Figures 3 and 4 capture their insight into the disk manager.  This dovetails with their discussion about efficiency of I/O, including observations about queue management (“shortest seek time first” order for requests, and then sub-sorted by “shortest latency time first”).  This is a clear “hat tip” to the impact that rotational latency and track seek time has on performance.

Speaking of performance, the authors discuss this.  It leads to their observations on improving I/O performance: “I/O operations out to proceed in parallel with computation”.  Their point is that serializing these things decreases overall performance.  Their second observation: “[T]he length of time an I/O operation takes should be reduced as much as possible.”  This seems logical and is one reason why they use their optimized strategy.
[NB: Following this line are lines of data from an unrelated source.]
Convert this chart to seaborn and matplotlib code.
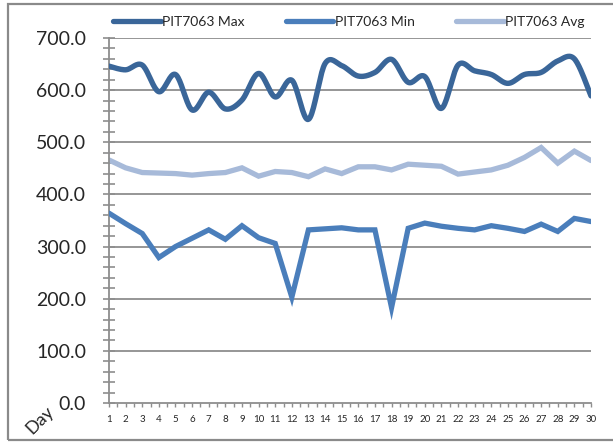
import numpy as np
import pandas as pd
import matplotlib
matplotlib.use("Agg")
import matplotlib.pyplot as plt
from matplotlib.lines import Line2D
from matplotlib.patches import Rectangle
from matplotlib.ticker import MultipleLocator
import seaborn as sns

days = list(range(1, 31))
pit_max = [646, 639, 648, 597, 630, 562, 596, 564, 581, 632,
           587, 619, 544, 651, 647, 627, 634, 659, 615, 626,
           565, 648, 637, 630, 613, 630, 634, 656, 660, 589]
pit_min = [364, 344, 325, 279, 300, 316, 332, 314, 340, 317,
           306, 203, 332, 334, 336, 332, 332, 183, 335, 345,
           339, 335, 332, 340, 335, 329, 343, 329, 354, 348]
pit_avg = [466, 451, 442, 441, 440, 437, 440, 442, 451, 435,
           444, 442, 434, 449, 440, 453, 453, 447, 458, 456,
           454, 439, 443, 447, 456, 471, 490, 460, 483, 465]
series_names = ["PIT7063 Max", "PIT7063 Min", "PIT7063 Avg"]
y_ticks = [0, 100, 200, 300, 400, 500, 600, 700]

c_max = "#3A6699"
c_min = "#4A7EBB"
c_avg = "#A7BAD9"
grid_c = "#8E8E8E"


def smooth(xs, ys, n=20):
    """Catmull-Rom style Bezier smoothing through every point."""
    xs = np.asarray(xs, float)
    ys = np.asarray(ys, float)
    px = np.concatenate([[xs[0]], xs, [xs[-1]]])
    py = np.concatenate([[ys[0]], ys, [ys[-1]]])
    out_x, out_y = [], []
    t = np.linspace(0, 1, n, endpoint=False)
    for i in range(1, len(px) - 2):
        p0 = np.array([px[i], py[i]])
        p3 = np.array([px[i + 1], py[i + 1]])
        c1 = p0 + (np.array([px[i + 1], py[i + 1]]) - np.array([px[i - 1], py[i - 1]])) / 6
        c2 = p3 - (np.array([px[i + 2], py[i + 2]]) - np.array([px[i], py[i]])) / 6
        b = ((1 - t) ** 3)[:, None] * p0 + (3 * (1 - t) ** 2 * t)[:, None] * c1 \
            + (3 * (1 - t) * t ** 2)[:, None] * c2 + (t ** 3)[:, None] * p3
        out_x.extend(b[:, 0])
        out_y.extend(b[:, 1])
    out_x.append(xs[-1])
    out_y.append(ys[-1])
    return np.array(out_x), np.array(out_y)


sns.set_style("white")
plt.rcParams["font.family"] = ["Lato", "DejaVu Sans"]

fig = plt.figure(figsize=(6.13, 4.42), dpi=100)
ax = fig.add_axes([109 / 613, 39 / 442, (591 - 109) / 613, (403 - 38) / 442])

df = pd.DataFrame({"day": days, "min": pit_min, "avg": pit_avg})
sx, sy = smooth(days, pit_max)
sns.lineplot(x=sx, y=sy, sort=False, ax=ax, color=c_max, lw=3.9,
             solid_capstyle="round", zorder=4)
sns.lineplot(data=df, x="day", y="min", ax=ax, color=c_min, lw=3.8,
             solid_joinstyle="miter", zorder=3)
sns.lineplot(data=df, x="day", y="avg", ax=ax, color=c_avg, lw=3.8,
             solid_joinstyle="miter", zorder=2)

ax.set_xlim(1, 30)
ax.set_ylim(0, 700)
ax.set_xlabel("")
ax.set_ylabel("")
ax.set_yticks(y_ticks)
ax.set_yticklabels([f"{v:.1f}" for v in y_ticks], fontsize=14)
ax.yaxis.set_minor_locator(MultipleLocator(20))
ax.set_xticks(days)
ax.set_xticklabels([str(d) for d in days], fontsize=7)
ax.xaxis.set_minor_locator(MultipleLocator(0.5))

for y in y_ticks[1:]:
    ax.axhline(y, color=grid_c, lw=1.3, zorder=1)

for side in ["top", "right"]:
    ax.spines[side].set_visible(False)
for side in ["left", "bottom"]:
    ax.spines[side].set_color(grid_c)
    ax.spines[side].set_linewidth(1.3)

ax.tick_params(axis="y", which="both", direction="inout", length=9,
               width=1.2, color=grid_c, pad=12, left=True)
ax.tick_params(axis="x", which="both", direction="out", length=3,
               width=1.0, color=grid_c, pad=6, bottom=True)

handles = [Line2D([], [], color=c, lw=3.8, solid_capstyle="round")
           for c in (c_max, c_min, c_avg)]
fig.legend(handles, series_names, loc="center", ncol=3,
           bbox_to_anchor=(349 / 613, 1 - 22 / 442), frameon=False,
           fontsize=10, handlelength=3.4, handletextpad=0.1,
           columnspacing=3.0)

fig.text(40 / 613, 1 - 420 / 442, "Day", rotation=45, fontsize=13,
         ha="center", va="center")

fig.add_artist(Rectangle((8 / 613, 2 / 442), 1.0, 436 / 442,
                         transform=fig.transFigure, fill=False,
                         edgecolor="#8A8A8A", lw=1.6, clip_on=False))

fig.savefig("out.png", dpi=100)
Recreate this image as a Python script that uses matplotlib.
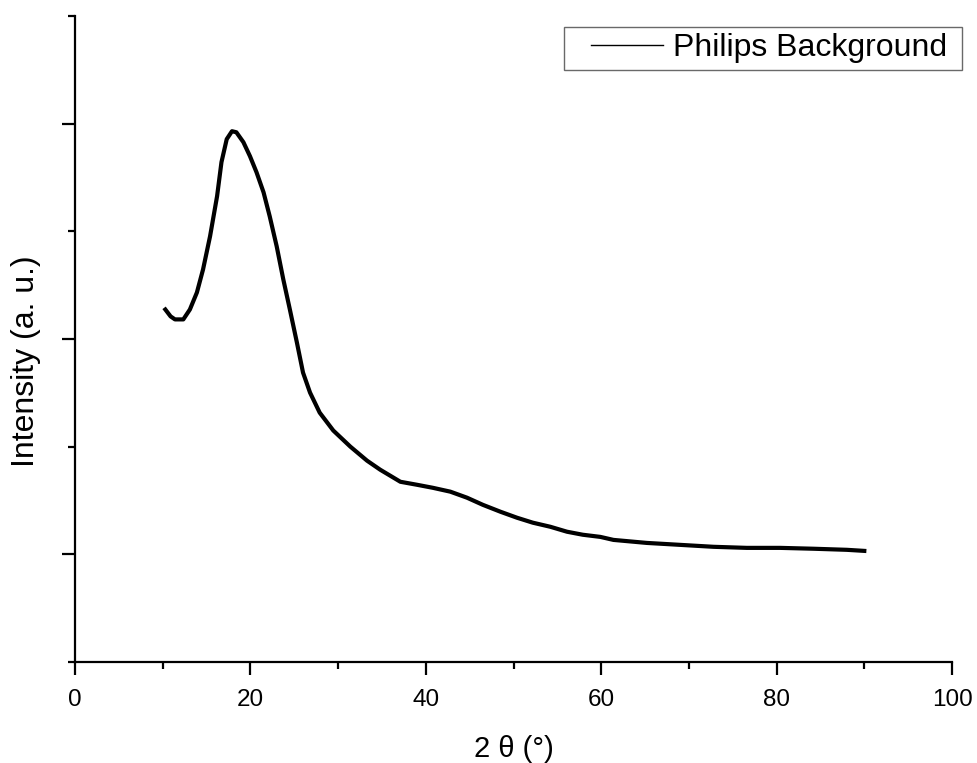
import matplotlib
matplotlib.use("Agg")
import matplotlib.pyplot as plt
from matplotlib.ticker import MultipleLocator, NullFormatter
from matplotlib.legend_handler import HandlerLine2D

plt.rcParams['font.family'] = ['Liberation Sans', 'DejaVu Sans']

# values (centre of the noisy trace)
two_theta = [10.3, 10.9, 11.4, 12.35, 13.1, 13.9, 14.6, 15.4, 16.2, 16.7, 17.3,
             17.9, 18.4, 19.2, 19.95, 20.7, 21.5, 22.2, 23.0, 23.75, 24.5, 25.3,
             26.0, 26.8, 27.9, 29.45, 31.4, 33.3, 34.8, 37.1, 39.0, 40.8, 42.8,
             44.7, 46.5, 48.5, 50.4, 52.2, 54.2, 56.1, 57.9, 59.9, 61.4, 65.2,
             69.0, 72.8, 76.6, 80.4, 84.2, 88.0, 90.0]
intensity = [2137, 2105, 2091, 2091, 2137, 2216, 2323, 2477, 2663, 2821, 2928,
             2965, 2960, 2914, 2849, 2774, 2681, 2570, 2430, 2277, 2137, 1984,
             1844, 1751, 1658, 1575, 1500, 1435, 1393, 1337, 1323, 1309, 1291,
             1263, 1230, 1198, 1170, 1147, 1128, 1105, 1091, 1081, 1067, 1053,
             1044, 1035, 1030, 1030, 1026, 1021, 1016]

fig = plt.figure(figsize=(9.77, 7.63), dpi=100)
ax = fig.add_axes([75 / 977, 1 - 662 / 763, 877 / 977, 646 / 763])

ax.plot(two_theta, intensity, color='black', lw=3.0, label='Philips Background ')

ax.set_xlim(0, 100)
ax.set_ylim(500, 3500)
ax.xaxis.set_major_locator(MultipleLocator(20))
ax.xaxis.set_minor_locator(MultipleLocator(10))
ax.yaxis.set_major_locator(MultipleLocator(1000))
ax.yaxis.set_minor_locator(MultipleLocator(500))
ax.yaxis.set_major_formatter(NullFormatter())

for s in ['top', 'right']:
    ax.spines[s].set_visible(False)
for s in ['left', 'bottom']:
    ax.spines[s].set_linewidth(1.6)

ax.tick_params(which='major', length=9.5, width=1.6, direction='out', labelsize=17.5, pad=10)
ax.tick_params(which='minor', length=5, width=1.6, direction='out')

ax.set_xlabel('2 θ (°)', fontsize=21, labelpad=17)
ax.set_ylabel('Intensity (a. u.)', fontsize=23)
ax.yaxis.set_label_coords(-0.039, 0.465)

leg = ax.legend(loc='upper right', bbox_to_anchor=(962 / 977, 1 - 27 / 763),
                bbox_transform=fig.transFigure, borderaxespad=0, fancybox=False,
                fontsize=23, handlelength=2.9, handletextpad=0.3, borderpad=0.2,
                handler_map={ax.lines[0]: HandlerLine2D(xpad=0.66)})
leg.get_frame().set_edgecolor('#444444')
leg.get_frame().set_linewidth(1.0)
leg.get_lines()[0].set_linewidth(1.0)

fig.savefig('out.png', dpi=100)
There is a section on “file system buffering” that touches on the tradeoffs between using memory for buffer caching versus other possible uses.  Thus, the authors evaluate how increased buffering impacts their CPU utilization – this is in keeping with their goal of parallelizing I/O and computation.  Their observation?  The greatest benefit comes from a small number of buffers, in their analysis eight buffers provides most of the benefit. Building on that Figures 6 and 7, they observe there is a clear limit to the benefit of further buffering.  These days we do not think too much about this because we tend to use virtual caches, so the amount of physical memory is really managed by the virtual memory management code, yet the observation would likely still apply.  There is a limit to the benefit of buffering.

The authors also point out that disk allocation is a challenging.  They employ allocation bit maps, cluster allocations, over-allocate, and even use simplistic predictive read-ahead.  They refer to these as “strategy” routines.

In general, this is a great introduction to the basic structure of a media file system.  There are plenty of details that will be refined in later work.